LSE’s Grantham Research Institute provides a unique environment for interdisciplinary, impact-oriented research intended to shape the global climate debate. The Institute’s research combines disciplinary rigour with a diversity of analytical perspectives, including economics, finance, geography, law, political science, and international development. Through multiple research strands, the Institute’s academics address the impacts of climate change and legislative and economic responses, in several areas of expertise.  

Central to the Institute’s work is research on the economic impacts of climate action and the opportunities of sustainable growth. The Institute’s academics have developed a rigorous analytical framework to demonstrate that good climate policy does not entail economic harm. Publications such as Why Are We Waiting? The Logic, Urgency, and Promise of Tackling Climate Change (2015; MIT Press) by Chair of the Grantham Institute, Professor Nicholas Stern, detail how, by avoiding the negative impacts of climate change and designing climate policies that catalyse clean innovation, we can deliver a range of societal co-benefits, such as reduced illness and mortality from air pollution.   

International commitments to climate finance are a key aspect of global agreements to address climate change and integral to the 2015 Paris Agreement. The Institute’s work on climate finance has highlighted the importance of infrastructure investment and explores new mechanisms through which multilateral development banks could scale up low-carbon finance, including by helping to leverage private investments.  

The Institute’s researchers are also engaged in assessing the global momentum in national climate action, including tracking and analysing country-by-country climate legislation and policies. To this end, it has created the Climate Change Laws of the World (CCLW) project, an open-access database of information about climate change laws and executive acts in 196 countries, and climate court cases in 35 countries. Using these data, they have analysed the conditions for climate policy success in different socio-economic and political contexts. A 2018 study (Averchenkova, Fankhauser & Finnegan) of the UK Climate Change Act 2008, which is considered world-leading, helped to identify the impacts and core elements of an effective climate law. These include: clear long-term targets, rolling short-term targets, agreed duties and statutory timelines, and close scrutiny through an independent expert body. Other studies have provided evidence of climate action in different contexts, identifying challenges and ways to advance national policies.  

What happened? 

In the past decade, LSE’s Grantham Research Institute has been influential across a wide range of global efforts to act against climate change. This impact has been particularly felt in three important areas: creating a new, evidence-based narrative on climate action and sustainable economic growth; advancing the understanding of climate finance and investment in infrastructure; and assessing and highlighting best-practice climate change legislation across the world and advising governments, including in the UK.    
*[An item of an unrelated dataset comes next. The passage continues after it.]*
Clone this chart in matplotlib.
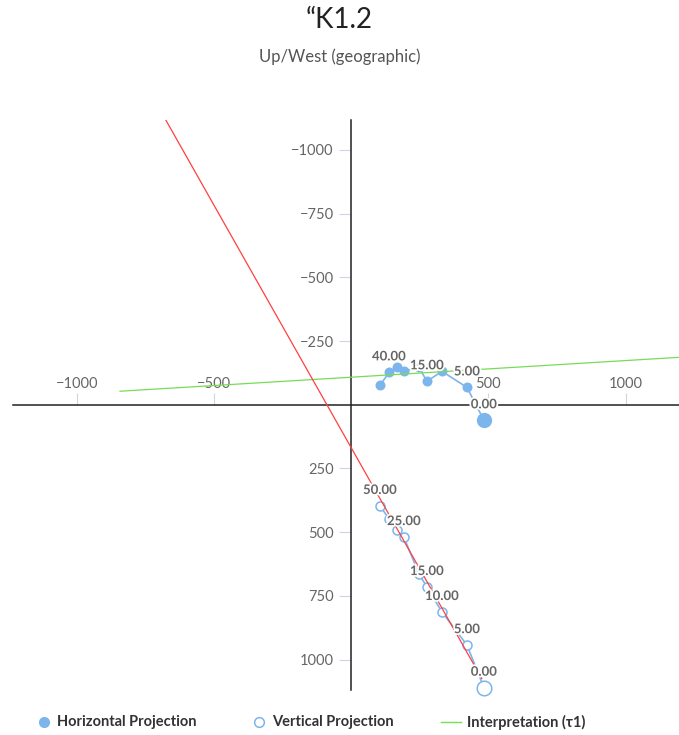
import matplotlib
matplotlib.use("Agg")
import matplotlib.pyplot as plt
import matplotlib.patheffects as pe

plt.rcParams['font.family'] = ['Lato', 'DejaVu Sans']

# demagnetization steps and projected components
steps = ['0.00', '5.00', '10.00', '15.00', '20.00', '25.00', '30.00', '40.00', '50.00']
north = [484, 422, 331, 276, 247, 192, 167, 138, 105]
east = [61, -68, -131, -92, -147, -131, -147, -127, -76]
down = [1110, 943, 813, 715, 664, 519, 491, 448, 397]
horiz_shown = ['0.00', '5.00', '15.00', '40.00']
vert_shown = ['0.00', '5.00', '10.00', '15.00', '25.00', '50.00']

# interpretation (tau1) lines
fit_h_x = [-843, 1195]
fit_h_y = [-53, -186]
fit_v_x = [-676, 476]
fit_v_y = [-1117, 1074]

x_ticks = [-1000, -500, 500, 1000]
y_ticks = [-1000, -750, -500, -250, 250, 500, 750, 1000]

blue = '#7cb5ec'
green = '#77dd55'
red = '#ff4040'

fig = plt.figure(figsize=(6.79, 7.35), dpi=100)
ax = fig.add_axes([13 / 679, 45 / 735, 666 / 679, 570 / 735])
ax.set_xlim(-1233, 1195)
ax.set_ylim(1119, -1117)

for s in ['right', 'bottom']:
    ax.spines[s].set_visible(False)
ax.spines['top'].set_position(('data', 0))
ax.spines['left'].set_position(('data', 0))
for s in ['top', 'left']:
    ax.spines[s].set_color('#222222')
    ax.spines[s].set_linewidth(1.1)

ax.xaxis.set_ticks_position('top')
ax.set_xticks(x_ticks)
ax.set_xticklabels([str(t).replace('-', '\u2212') for t in x_ticks])
ax.set_yticks(y_ticks)
ax.set_yticklabels([str(t).replace('-', '\u2212') for t in y_ticks])
ax.tick_params(axis='x', direction='out', length=8.6, width=0.8, color='#ccd6eb',
               labelcolor='#666666', labelsize=10.5, pad=1)
ax.tick_params(axis='y', direction='out', length=8.6, width=0.8, color='#ccd6eb',
               labelcolor='#666666', labelsize=10.5, pad=4)

# horizontal projection
ax.plot(north, east, '-', color=blue, lw=1.2, zorder=3, clip_on=False)
ax.scatter(north[1:], east[1:], s=7.2 ** 2, color=blue, zorder=4, linewidths=0, clip_on=False)
ax.scatter(north[:1], east[:1], s=11 ** 2, color=blue, zorder=4, linewidths=0, clip_on=False)

# vertical projection
ax.plot(north, down, '-', color=blue, lw=1.2, zorder=3, clip_on=False)
ax.scatter(north[1:], down[1:], s=6.5 ** 2, facecolor='white', edgecolor=blue,
           linewidths=1.1, zorder=4, clip_on=False)
ax.scatter(north[:1], down[:1], s=10.5 ** 2, facecolor='white', edgecolor=blue,
           linewidths=1.1, zorder=4, clip_on=False)

# interpretation
ax.plot(fit_h_x, fit_h_y, color=green, lw=0.9, zorder=5)
ax.plot(fit_v_x, fit_v_y, color=red, lw=0.9, zorder=5)

outline = [pe.withStroke(linewidth=2.5, foreground='white')]
for n, e, d, s in zip(north, east, down, steps):
    if s in horiz_shown:
        ax.annotate(s, (n, e), xytext=(0, 11.5), textcoords='offset points', ha='center',
                    va='center', fontsize=9.5, fontweight='bold', color='#666666',
                    path_effects=outline, zorder=6)
    if s in vert_shown:
        ax.annotate(s, (n, d), xytext=(0, 11.5), textcoords='offset points', ha='center',
                    va='center', fontsize=9.5, fontweight='bold', color='#666666',
                    path_effects=outline, zorder=6)

fig.text(0.5, 1 - 20 / 735, '\u201cK1.2', ha='center', va='center', fontsize=20, color='#222222')
fig.text(0.5, 1 - 57 / 735, 'Up/West (geographic)', ha='center', va='center', fontsize=12,
         color='#555555')

# legend, laid out in pixel coordinates
lg = fig.add_axes([0, 0, 1, 1], facecolor='none')
lg.set_xlim(0, 679)
lg.set_ylim(735, 0)
lg.axis('off')
ly = 722
lg.plot([44], [ly], 'o', color=blue, ms=7)
lg.plot([259], [ly], 'o', mfc='white', mec=blue, mew=1.1, ms=7)
lg.plot([441, 461], [ly, ly], color=green, lw=1)
legend_labels = ['Horizontal Projection', 'Vertical Projection', 'Interpretation (\u03c41)']
for lx, txt in zip([57, 272, 467], legend_labels):
    lg.text(lx, ly, txt, ha='left', va='center', fontsize=10.5, fontweight='bold', color='#333333')

fig.savefig('out.png', dpi=100)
In the first area, Professor Lord Stern has used his global leadership roles to communicate the benefits of sustainable growth, for example through the Global Commission on the Economy and Climate. Co-chaired by Stern, the Commission’s first report, “Better Growth, Better Climate”, was launched at the United Nations (UN) in September 2014, at an event attended by world leaders and by the UN Secretary-General. Institutions such as the Organisation for Economic Cooperation and Development (OECD), the World Bank, and the European Commission also make extensive use of the Institute’s research on sustainable growth.  

The Institute’s thinking on sustainable growth and long-term infrastructure investments has been taken up by financial institutions, particularly multilevel development banks, including the Asian Infrastructure Investment Bank (AIIB), Inter-American Development Bank (IADB), and New Development Bank (NDB), which is advised by Stern. The Institute’s work has influenced their investment guidance so that, instead of locking in unsustainable carbon emissions, they should finance sustainable, low-carbon infrastructure. Together these banks invest billions in sustainable infrastructure and related projects, particularly in the developing world.  
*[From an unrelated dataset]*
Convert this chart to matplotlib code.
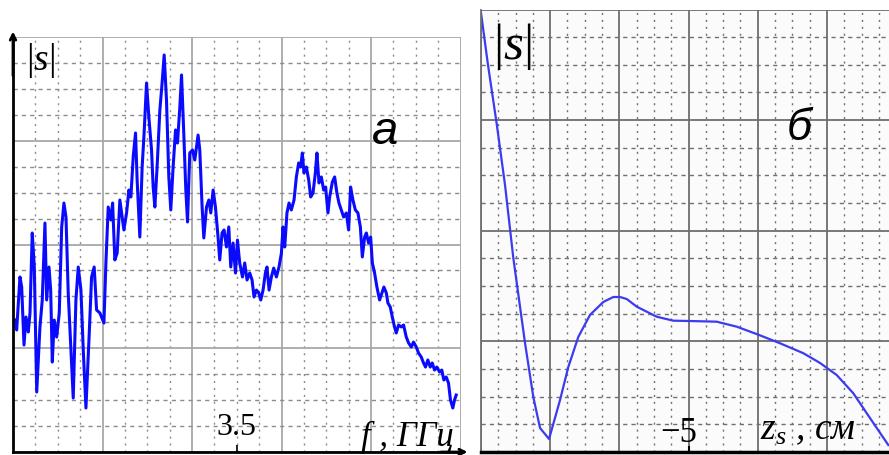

The Institute’s research on national climate policies and laws offers powerful tools for legislators and policymakers to learn from international experiences on how to design effective governance systems to meet climate goals. Researchers from the Institute have advised numerous governments and parliaments in climate policy formulation, with Dr Alina Averchenkova providing expert advice in more than 10 countries in Europe, Asia, and Latin America and the Caribbean, and advising on a climate law for the European Union. Averchenkova and Professor Sam Fankhauser also advised on New Zealand’s Paris-aligned “net zero” carbon law, passed in November 2019. 

In the UK, academics from the Institute engage regularly and substantively with government policymaking, working with relevant departments, and the Committee on Climate Change (the UK government’s statutory advisor on climate change), of which Fankhauser was a member from 2008 to 2016. Fankhauser and Dr Swenja Surminski were directly involved in the planning and execution of the government’s 2017 Climate Change Risk Assessment (CCRA2), and its 2021 report (CCRA3), which inform the government’s approach to adaptation planning over the following five years.  

Through these channels, the Institute’s research has had a tangible impact on UK climate policy, helping to locate UK action in the international context and assuage concerns about its effect on competitiveness. As the Chair of the Committee on Climate Change, Rt Hon. John Gummer, Lord Deben, noted:  

“The quality of its work and its intellectual capacity has helped our thinking in some of the most complex areas that we cover. Its name has always been a guarantee of rigour and objectivity.”